3) The individual mandate (or tax, as the Supreme Court considers it) hits those without health insurance, which most commonly will be those without jobs (or those with the lowest-paying jobs) or significant wealth.  I realize the idea is to get healthy young people to pay into the system, but forcing them into private plans that can be quite expensive (with premiums costing hundreds per month just for an individual minimal coverage plan with high deductables).  Considering 1) and 2) above, I'm skeptical that the federal government can or will provide an adequate subsidy for such people to actually purchase coverage.  (After all, if the government subsidy was high enough, why would anyone not purchase the coverage?  Thus making the 'mandate" superfluous)

What would I have preferred?  Despite being right of center on most economic issues, I'd have sided with the left on this one--create a government funded baseline health care plan for anyone who does not opt-out (and chooses their own private health coverage, via employer, or otherwise) so that no one remains uninsured.  How to fund it?  Perhaps with a combination of payroll taxes, taxes on private health plans, premiums on the government plan itself, copays, even some contribution from general revenues--and the quality of coverage will of course depend on how it gets funded.  But that should be where the debate lays.

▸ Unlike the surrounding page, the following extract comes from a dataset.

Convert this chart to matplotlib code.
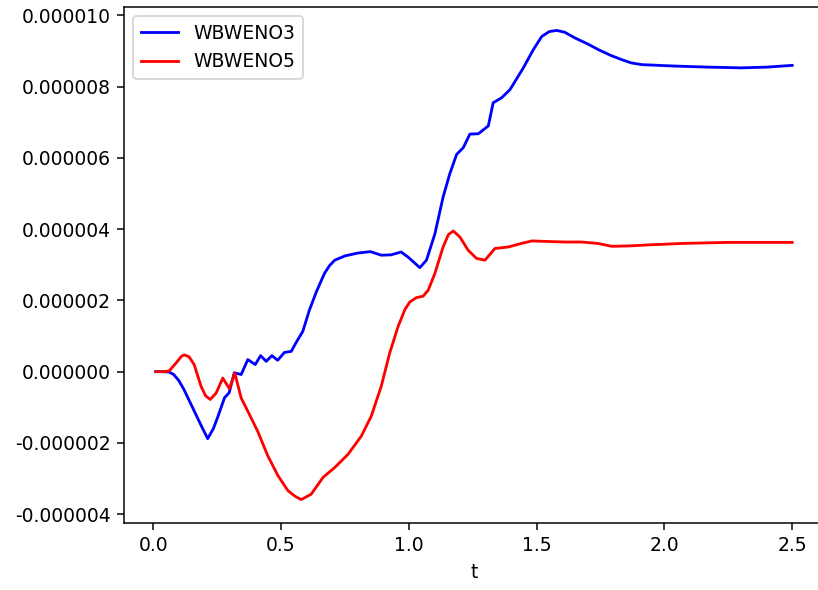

So while I'm no fan of "Obamacare" in its current form, I can't really get behind the "socialism!" argument, particularly because nothing seems to have been socialized (as, for example, our passenger rail system was in 1971).  But maybe if this thing flops as I think it will eventually--driving up costs, decreasing quality of service and leaving vast numbers uninsured in any meaningful way--Congress will have to reform it.  Let's just hope they don't make things even worse.